Problem details - From the listing below, copy only the lines running from the line that contains "Clone this chart in Chart.js." to the line that contains "8.5, 8.78, 8.98];", both included.

Material for this exercise -
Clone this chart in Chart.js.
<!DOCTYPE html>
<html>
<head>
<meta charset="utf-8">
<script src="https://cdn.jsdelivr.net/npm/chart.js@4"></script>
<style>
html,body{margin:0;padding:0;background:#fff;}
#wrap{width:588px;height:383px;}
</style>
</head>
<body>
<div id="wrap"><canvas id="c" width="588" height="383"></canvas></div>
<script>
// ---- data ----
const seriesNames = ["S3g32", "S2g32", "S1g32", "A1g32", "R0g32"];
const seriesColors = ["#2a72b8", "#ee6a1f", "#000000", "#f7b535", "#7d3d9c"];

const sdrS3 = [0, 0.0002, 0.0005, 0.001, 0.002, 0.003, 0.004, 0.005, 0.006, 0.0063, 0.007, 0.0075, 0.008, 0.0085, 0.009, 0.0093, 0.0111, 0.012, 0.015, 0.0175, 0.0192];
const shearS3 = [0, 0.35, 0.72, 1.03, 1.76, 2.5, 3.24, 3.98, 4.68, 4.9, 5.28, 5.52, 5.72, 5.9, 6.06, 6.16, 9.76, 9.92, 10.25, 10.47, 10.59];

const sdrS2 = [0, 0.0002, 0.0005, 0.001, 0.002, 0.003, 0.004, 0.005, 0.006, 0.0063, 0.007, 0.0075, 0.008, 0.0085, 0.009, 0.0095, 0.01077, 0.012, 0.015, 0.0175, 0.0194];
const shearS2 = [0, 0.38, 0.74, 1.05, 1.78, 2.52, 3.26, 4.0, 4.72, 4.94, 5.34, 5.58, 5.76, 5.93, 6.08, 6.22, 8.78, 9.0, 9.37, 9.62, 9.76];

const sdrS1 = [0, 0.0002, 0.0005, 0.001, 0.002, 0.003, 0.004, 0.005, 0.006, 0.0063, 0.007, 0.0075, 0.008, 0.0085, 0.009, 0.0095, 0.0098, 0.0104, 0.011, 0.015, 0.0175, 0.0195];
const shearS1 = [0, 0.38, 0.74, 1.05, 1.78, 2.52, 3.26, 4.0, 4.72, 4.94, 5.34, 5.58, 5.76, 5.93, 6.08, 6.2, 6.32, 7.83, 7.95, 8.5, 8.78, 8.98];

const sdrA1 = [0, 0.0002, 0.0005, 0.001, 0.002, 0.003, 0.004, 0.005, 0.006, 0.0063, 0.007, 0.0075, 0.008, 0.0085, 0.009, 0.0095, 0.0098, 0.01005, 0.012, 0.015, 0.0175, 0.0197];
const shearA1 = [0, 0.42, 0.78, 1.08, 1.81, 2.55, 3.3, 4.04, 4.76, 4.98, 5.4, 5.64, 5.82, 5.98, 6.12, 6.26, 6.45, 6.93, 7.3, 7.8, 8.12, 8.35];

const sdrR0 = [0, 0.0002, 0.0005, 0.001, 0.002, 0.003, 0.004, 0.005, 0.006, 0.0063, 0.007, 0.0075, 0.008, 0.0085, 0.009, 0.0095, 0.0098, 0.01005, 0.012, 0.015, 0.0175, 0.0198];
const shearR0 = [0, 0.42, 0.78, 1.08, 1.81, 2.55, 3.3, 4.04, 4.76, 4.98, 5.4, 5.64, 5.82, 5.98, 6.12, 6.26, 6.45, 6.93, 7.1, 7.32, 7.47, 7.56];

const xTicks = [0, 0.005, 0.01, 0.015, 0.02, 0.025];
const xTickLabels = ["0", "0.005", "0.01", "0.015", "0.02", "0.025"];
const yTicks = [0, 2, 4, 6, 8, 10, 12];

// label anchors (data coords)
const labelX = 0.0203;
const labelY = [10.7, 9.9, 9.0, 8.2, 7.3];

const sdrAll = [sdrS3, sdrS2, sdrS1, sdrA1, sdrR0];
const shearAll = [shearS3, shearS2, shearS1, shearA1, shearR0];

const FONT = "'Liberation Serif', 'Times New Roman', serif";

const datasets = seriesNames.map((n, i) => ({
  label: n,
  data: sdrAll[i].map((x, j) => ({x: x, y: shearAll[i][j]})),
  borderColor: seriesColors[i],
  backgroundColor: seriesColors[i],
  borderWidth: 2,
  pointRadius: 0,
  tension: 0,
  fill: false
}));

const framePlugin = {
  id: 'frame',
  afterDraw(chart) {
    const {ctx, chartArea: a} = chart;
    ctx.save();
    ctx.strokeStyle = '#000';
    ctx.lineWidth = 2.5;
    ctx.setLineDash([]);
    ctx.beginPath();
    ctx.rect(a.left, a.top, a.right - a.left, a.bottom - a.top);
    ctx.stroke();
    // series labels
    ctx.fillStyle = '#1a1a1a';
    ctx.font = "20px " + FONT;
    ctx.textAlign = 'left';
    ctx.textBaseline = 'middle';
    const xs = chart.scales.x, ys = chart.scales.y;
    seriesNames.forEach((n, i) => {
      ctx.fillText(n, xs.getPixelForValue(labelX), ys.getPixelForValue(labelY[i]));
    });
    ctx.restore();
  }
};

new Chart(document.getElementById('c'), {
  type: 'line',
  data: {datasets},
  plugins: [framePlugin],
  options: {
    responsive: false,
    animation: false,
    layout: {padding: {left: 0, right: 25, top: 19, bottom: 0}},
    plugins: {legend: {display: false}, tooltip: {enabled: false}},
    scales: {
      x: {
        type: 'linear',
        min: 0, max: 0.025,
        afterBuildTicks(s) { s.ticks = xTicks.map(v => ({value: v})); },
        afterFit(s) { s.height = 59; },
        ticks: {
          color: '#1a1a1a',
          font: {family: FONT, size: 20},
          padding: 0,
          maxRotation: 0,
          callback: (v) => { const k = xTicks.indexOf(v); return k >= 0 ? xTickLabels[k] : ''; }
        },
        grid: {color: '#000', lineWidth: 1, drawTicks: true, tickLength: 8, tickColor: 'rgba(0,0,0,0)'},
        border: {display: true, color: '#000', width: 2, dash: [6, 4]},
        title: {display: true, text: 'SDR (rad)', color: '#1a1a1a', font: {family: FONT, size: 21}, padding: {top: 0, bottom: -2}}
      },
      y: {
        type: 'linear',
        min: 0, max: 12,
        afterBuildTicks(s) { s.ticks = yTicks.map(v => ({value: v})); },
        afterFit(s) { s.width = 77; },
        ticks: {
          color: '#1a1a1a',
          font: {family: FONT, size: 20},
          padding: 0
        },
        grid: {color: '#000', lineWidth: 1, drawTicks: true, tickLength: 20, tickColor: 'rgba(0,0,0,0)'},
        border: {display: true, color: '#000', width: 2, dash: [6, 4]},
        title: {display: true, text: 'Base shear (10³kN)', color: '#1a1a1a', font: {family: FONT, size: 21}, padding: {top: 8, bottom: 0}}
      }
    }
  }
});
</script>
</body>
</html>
---
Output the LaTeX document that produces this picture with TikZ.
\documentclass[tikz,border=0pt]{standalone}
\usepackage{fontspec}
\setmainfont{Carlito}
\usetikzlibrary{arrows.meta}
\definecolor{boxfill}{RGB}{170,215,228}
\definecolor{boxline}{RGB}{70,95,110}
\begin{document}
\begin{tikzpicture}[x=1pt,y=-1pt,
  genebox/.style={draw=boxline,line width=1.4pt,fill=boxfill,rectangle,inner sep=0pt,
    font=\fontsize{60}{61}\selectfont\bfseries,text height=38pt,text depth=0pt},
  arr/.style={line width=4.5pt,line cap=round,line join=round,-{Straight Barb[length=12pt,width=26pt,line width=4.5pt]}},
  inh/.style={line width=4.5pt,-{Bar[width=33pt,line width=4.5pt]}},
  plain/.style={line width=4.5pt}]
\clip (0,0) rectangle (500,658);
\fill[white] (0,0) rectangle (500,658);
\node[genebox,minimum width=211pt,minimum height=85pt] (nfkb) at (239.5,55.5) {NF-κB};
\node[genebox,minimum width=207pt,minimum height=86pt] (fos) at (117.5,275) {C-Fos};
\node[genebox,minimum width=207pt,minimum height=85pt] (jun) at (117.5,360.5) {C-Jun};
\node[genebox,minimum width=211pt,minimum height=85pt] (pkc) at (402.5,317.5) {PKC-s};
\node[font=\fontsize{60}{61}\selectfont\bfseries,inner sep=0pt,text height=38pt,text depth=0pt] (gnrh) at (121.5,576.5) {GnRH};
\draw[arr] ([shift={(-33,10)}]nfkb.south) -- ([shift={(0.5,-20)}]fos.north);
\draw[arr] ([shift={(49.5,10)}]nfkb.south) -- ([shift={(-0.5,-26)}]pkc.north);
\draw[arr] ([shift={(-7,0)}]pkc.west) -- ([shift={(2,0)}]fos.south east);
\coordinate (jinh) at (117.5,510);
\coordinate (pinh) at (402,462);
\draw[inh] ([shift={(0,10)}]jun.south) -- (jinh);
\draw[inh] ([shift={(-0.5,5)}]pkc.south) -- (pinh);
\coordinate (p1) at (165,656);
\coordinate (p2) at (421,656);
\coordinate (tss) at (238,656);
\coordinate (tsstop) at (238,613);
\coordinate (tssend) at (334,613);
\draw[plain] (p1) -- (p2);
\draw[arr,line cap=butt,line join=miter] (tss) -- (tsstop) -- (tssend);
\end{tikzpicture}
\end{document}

Response to the task -
Clone this chart in Chart.js.
<!DOCTYPE html>
<html>
<head>
<meta charset="utf-8">
<script src="https://cdn.jsdelivr.net/npm/chart.js@4"></script>
<style>
html,body{margin:0;padding:0;background:#fff;}
#wrap{width:588px;height:383px;}
</style>
</head>
<body>
<div id="wrap"><canvas id="c" width="588" height="383"></canvas></div>
<script>
// ---- data ----
const seriesNames = ["S3g32", "S2g32", "S1g32", "A1g32", "R0g32"];
const seriesColors = ["#2a72b8", "#ee6a1f", "#000000", "#f7b535", "#7d3d9c"];

const sdrS3 = [0, 0.0002, 0.0005, 0.001, 0.002, 0.003, 0.004, 0.005, 0.006, 0.0063, 0.007, 0.0075, 0.008, 0.0085, 0.009, 0.0093, 0.0111, 0.012, 0.015, 0.0175, 0.0192];
const shearS3 = [0, 0.35, 0.72, 1.03, 1.76, 2.5, 3.24, 3.98, 4.68, 4.9, 5.28, 5.52, 5.72, 5.9, 6.06, 6.16, 9.76, 9.92, 10.25, 10.47, 10.59];

const sdrS2 = [0, 0.0002, 0.0005, 0.001, 0.002, 0.003, 0.004, 0.005, 0.006, 0.0063, 0.007, 0.0075, 0.008, 0.0085, 0.009, 0.0095, 0.01077, 0.012, 0.015, 0.0175, 0.0194];
const shearS2 = [0, 0.38, 0.74, 1.05, 1.78, 2.52, 3.26, 4.0, 4.72, 4.94, 5.34, 5.58, 5.76, 5.93, 6.08, 6.22, 8.78, 9.0, 9.37, 9.62, 9.76];

const sdrS1 = [0, 0.0002, 0.0005, 0.001, 0.002, 0.003, 0.004, 0.005, 0.006, 0.0063, 0.007, 0.0075, 0.008, 0.0085, 0.009, 0.0095, 0.0098, 0.0104, 0.011, 0.015, 0.0175, 0.0195];
const shearS1 = [0, 0.38, 0.74, 1.05, 1.78, 2.52, 3.26, 4.0, 4.72, 4.94, 5.34, 5.58, 5.76, 5.93, 6.08, 6.2, 6.32, 7.83, 7.95, 8.5, 8.78, 8.98];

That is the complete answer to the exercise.